> EXERCISE DIRECTIONS
Retype exactly what runs from the first line of the data to the line with "per_1184 = [2680, 8480, 5420, 4100, 4100]", keeping both of those lines and skipping pictures.

============

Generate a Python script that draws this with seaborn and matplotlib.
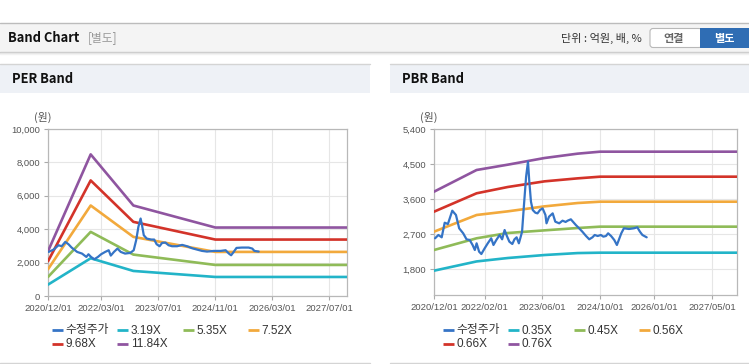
import pandas as pd
import seaborn as sns
import matplotlib.pyplot as plt
import matplotlib.dates as mdates
from matplotlib.patches import Rectangle, FancyBboxPatch

# --- PER band data (원) ---
per_dates = ["2020-12-01", "2021-12-01", "2022-12-01", "2024-11-01", "2027-12-02"]
per_319 = [680, 2260, 1500, 1140, 1140]
per_535 = [1140, 3840, 2480, 1860, 1860]
per_752 = [1600, 5420, 3540, 2640, 2640]
per_968 = [2080, 6920, 4440, 3380, 3380]
per_1184 = [2680, 8480, 5420, 4100, 4100]

per_price_dates = [
    "2020-12-07", "2021-01-18", "2021-03-01", "2021-03-28", "2021-04-28", "2021-05-25",
    "2021-06-21", "2021-08-07", "2021-09-18", "2021-10-25", "2021-11-12", "2021-12-04",
    "2022-01-01", "2022-02-01", "2022-02-28", "2022-04-04", "2022-05-04", "2022-05-22",
    "2022-06-18", "2022-07-18", "2022-08-15", "2022-09-21", "2022-11-04", "2022-12-04",
    "2022-12-25", "2023-01-13", "2023-02-01", "2023-02-13", "2023-02-28", "2023-03-25",
    "2023-05-01", "2023-05-28", "2023-06-18", "2023-07-13", "2023-08-04", "2023-09-01",
    "2023-09-28", "2023-10-28", "2023-12-10", "2024-01-22", "2024-03-04", "2024-04-16",
    "2024-05-28", "2024-07-10", "2024-08-22", "2024-10-19", "2024-12-16", "2025-01-28",
    "2025-02-25", "2025-03-16", "2025-04-07", "2025-05-01", "2025-06-16", "2025-08-13",
    "2025-09-13", "2025-10-01", "2025-11-07",
]
per_price = [
    2640, 2780, 3040, 2980, 3240, 3100,
    2900, 2640, 2540, 2340, 2500, 2340,
    2200, 2340, 2500, 2640, 2740, 2420,
    2640, 2840, 2640, 2540, 2580, 2740,
    3340, 4140, 4640, 4240, 3640, 3440,
    3380, 3380, 3100, 2980, 3180, 3200,
    3040, 2980, 2980, 3060, 2980, 2860,
    2780, 2700, 2660, 2700, 2700, 2740,
    2540, 2440, 2640, 2880, 2900, 2900,
    2840, 2700, 2660,
]
per_labels = ["3.19X", "5.35X", "7.52X", "9.68X", "11.84X"]
per_ticks = ["2020-12-01", "2022-03-01", "2023-07-01", "2024-11-01", "2026-03-01", "2027-07-01"]
per_yticks = [0, 2000, 4000, 6000, 8000, 10000]

# --- PBR band data (원) ---
pbr_dates = ["2020-12-01", "2021-11-25", "2022-08-15", "2023-06-20", "2024-03-25", "2024-10-01", "2027-11-28"]
pbr_035 = [1757, 1995, 2083, 2160, 2210, 2220, 2220]
pbr_045 = [2289, 2590, 2726, 2794, 2854, 2889, 2889]
pbr_056 = [2760, 3189, 3283, 3411, 3497, 3531, 3531]
pbr_066 = [3274, 3747, 3909, 4054, 4131, 4174, 4174]
pbr_076 = [3788, 4346, 4483, 4654, 4766, 4817, 4817]

pbr_price_dates = [
    "2020-12-10", "2021-01-07", "2021-02-04", "2021-03-01", "2021-03-28", "2021-05-04",
    "2021-06-04", "2021-07-01", "2021-08-04", "2021-09-01", "2021-09-28", "2021-10-22",
    "2021-11-10", "2021-11-25", "2021-12-16", "2022-01-04", "2022-02-01", "2022-02-27",
    "2022-03-28", "2022-04-16", "2022-05-10", "2022-06-07", "2022-06-28", "2022-07-19",
    "2022-08-07", "2022-08-28", "2022-09-22", "2022-10-10", "2022-10-28", "2022-11-16",
    "2022-11-28", "2022-12-13", "2022-12-28", "2023-01-16", "2023-02-01", "2023-02-12",
    "2023-02-26", "2023-03-13", "2023-04-04", "2023-04-22", "2023-05-13", "2023-06-04",
    "2023-06-28", "2023-07-07", "2023-07-28", "2023-08-28", "2023-09-19", "2023-10-22",
    "2023-11-19", "2023-12-15", "2024-01-01", "2024-01-28", "2024-02-22", "2024-03-10",
    "2024-04-07", "2024-05-04", "2024-06-04", "2024-07-01", "2024-07-28", "2024-08-16",
    "2024-09-10", "2024-10-07", "2024-10-28", "2024-11-19", "2024-12-07", "2025-01-01",
    "2025-01-28", "2025-02-19", "2025-03-07", "2025-03-28", "2025-04-19", "2025-06-01",
    "2025-07-13", "2025-08-10", "2025-09-01", "2025-09-22", "2025-10-28",
]
pbr_price = [
    2590, 2675, 2615, 2991, 2957, 3300,
    3189, 2847, 2718, 2564, 2546, 2418,
    2289, 2461, 2246, 2186, 2333, 2461,
    2590, 2418, 2546, 2675, 2564, 2803,
    2649, 2503, 2443, 2564, 2615, 2461,
    2590, 2760, 3402, 4174, 4560, 4045,
    3531, 3317, 3248, 3231, 3317, 3360,
    3189, 2975, 3145, 3231, 3017, 2975,
    3043, 3010, 3043, 3078, 2991, 2932,
    2847, 2760, 2649, 2564, 2615, 2675,
    2649, 2675, 2632, 2649, 2718, 2649,
    2546, 2418, 2546, 2718, 2847, 2829,
    2847, 2872, 2760, 2675, 2615,
]
pbr_labels = ["0.35X", "0.45X", "0.56X", "0.66X", "0.76X"]
pbr_ticks = ["2020-12-01", "2022-02-01", "2023-06-01", "2024-10-01", "2026-01-01", "2027-05-01"]
pbr_yticks = [1800, 2700, 3600, 4500, 5400]

price_label = "수정주가"
band_colors = ["#22b4c8", "#8fbb58", "#f2a93c", "#d33329", "#8f55a0"]
price_color = "#3574c6"

sns.set_style("white")
plt.rcParams["font.family"] = ["Liberation Sans", "Noto Sans CJK KR"]
KR = ["Noto Sans CJK KR", "DejaVu Sans"]
MIX = ["Liberation Sans", "Noto Sans CJK KR"]

W, H = 749, 364
fig = plt.figure(figsize=(W / 100, H / 100), dpi=100)

# page background drawn in pixel coordinates
bg = fig.add_axes([0, 0, 1, 1], zorder=0)
bg.set_xlim(0, W)
bg.set_ylim(H, 0)
bg.axis("off")

bg.add_patch(Rectangle((0, 23), W, 28.5, color="#f4f4f4", lw=0))
bg.plot([0, W], [22.5, 22.5], color="#bcbcbc", lw=1)
bg.plot([0, W], [51.5, 51.5], color="#c9c9c9", lw=1)
bg.plot([0, W], [52.5, 52.5], color="#e4e4e4", lw=1)
bg.plot([0, W], [53.5, 53.5], color="#f2f2f2", lw=1)
bg.text(8, 38, "Band Chart", family=KR, weight="bold", fontsize=9.3, color="#111111", va="center")
bg.text(88, 38, "[별도]", family=KR, fontsize=8.5, color="#999999", va="center")
bg.text(642, 38, "단위 : 억원, 배, %", family=KR, fontsize=8, color="#333333", va="center", ha="right")
bg.add_patch(FancyBboxPatch((650, 28.5), 52, 19, boxstyle="round,pad=0,rounding_size=3",
                            fc="white", ec="#b8b8b8", lw=0.8))
bg.text(674, 38.5, "연결", family=KR, weight="bold", fontsize=8, color="#666666", va="center", ha="center")
bg.add_patch(Rectangle((700, 28), 49, 20, color="#2f6db4", lw=0))
bg.text(724, 38.5, "별도", family=KR, weight="bold", fontsize=8, color="white", va="center", ha="center")

for x0, x1, title in [(0, 370, "PER Band"), (390, W, "PBR Band")]:
    bg.add_patch(Rectangle((x0, 63.5), x1 - x0, 29, color="#eef1f6", lw=0))
    bg.plot([x0, x1], [63.5, 63.5], color="#d4d4d4", lw=1)
    bg.plot([x0, x1], [362.5, 362.5], color="#d4d4d4", lw=1)
    bg.text(x0 + 12, 79, title, family=KR, weight="bold", fontsize=9.3, color="#111111", va="center")


def draw_panel(rect, dates, bands, labels, pdates, prices, ticks, yticks, ylim, xlim, legend_x, unit_x):
    ax = fig.add_axes([rect[0] / W, 1 - rect[3] / H, (rect[2] - rect[0]) / W, (rect[3] - rect[1]) / H], zorder=2)
    ax.set_facecolor("white")
    d = pd.to_datetime(dates)
    for vals, col in zip(bands, band_colors):
        sns.lineplot(x=d, y=vals, ax=ax, color=col, lw=1.9, zorder=3)
    sns.lineplot(x=pd.to_datetime(pdates), y=prices, ax=ax, color=price_color, lw=1.6, zorder=4)
    ax.set_xlim(pd.Timestamp(xlim[0]), pd.Timestamp(xlim[1]))
    ax.set_ylim(*ylim)
    ax.set_xticks(pd.to_datetime(ticks))
    ax.xaxis.set_major_formatter(mdates.DateFormatter("%Y/%m/%d"))
    ax.set_yticks(yticks)
    ax.set_yticklabels([f"{v:,}" for v in yticks])
    ax.grid(True, color="#e6e6e6", lw=0.8)
    ax.set_axisbelow(True)
    for s in ax.spines.values():
        s.set_color("#b8b8b8")
        s.set_linewidth(0.9)
    ax.tick_params(axis="both", length=3, width=0.8, color="#aaaaaa", labelsize=6.8,
                   labelcolor="#555555", pad=2.5, direction="out", bottom=True, left=True)
    ax.set_xlabel("")
    ax.set_ylabel("")
    bg.text(unit_x, 117, "(원)", family=KR, fontsize=7.8, color="#555555", va="center", ha="center")

    # legend, 4 columns of fixed width
    names = [price_label] + labels
    cols = [price_color] + band_colors
    for i, (name, col) in enumerate(zip(names, cols)):
        lx = legend_x + (i % 4) * 65.3
        ly = 330 + (i // 4) * 13.5
        bg.plot([lx, lx + 11], [ly, ly], color=col, lw=2, solid_capstyle="butt")
        bg.text(lx + 13.5, ly + 0.5, name, family=MIX, fontsize=8.5, color="#333333", va="center")
    return ax


draw_panel((48, 129, 347, 296), per_dates, [per_319, per_535, per_752, per_968, per_1184], per_labels,
           per_price_dates, per_price, per_ticks, per_yticks, (0, 10000), ("2020-12-01", "2027-12-02"), 52, 43)
draw_panel((434, 129, 737, 295), pbr_dates, [pbr_035, pbr_045, pbr_056, pbr_066, pbr_076], pbr_labels,
           pbr_price_dates, pbr_price, pbr_ticks, pbr_yticks, (1132, 5400), ("2020-12-01", "2027-11-28"), 443, 429)

fig.savefig("out.png", dpi=100, facecolor="white")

============

> ANSWER FOR THE TASK
Generate a Python script that draws this with seaborn and matplotlib.
import pandas as pd
import seaborn as sns
import matplotlib.pyplot as plt
import matplotlib.dates as mdates
from matplotlib.patches import Rectangle, FancyBboxPatch

# --- PER band data (원) ---
per_dates = ["2020-12-01", "2021-12-01", "2022-12-01", "2024-11-01", "2027-12-02"]
per_319 = [680, 2260, 1500, 1140, 1140]
per_535 = [1140, 3840, 2480, 1860, 1860]
per_752 = [1600, 5420, 3540, 2640, 2640]
per_968 = [2080, 6920, 4440, 3380, 3380]
per_1184 = [2680, 8480, 5420, 4100, 4100]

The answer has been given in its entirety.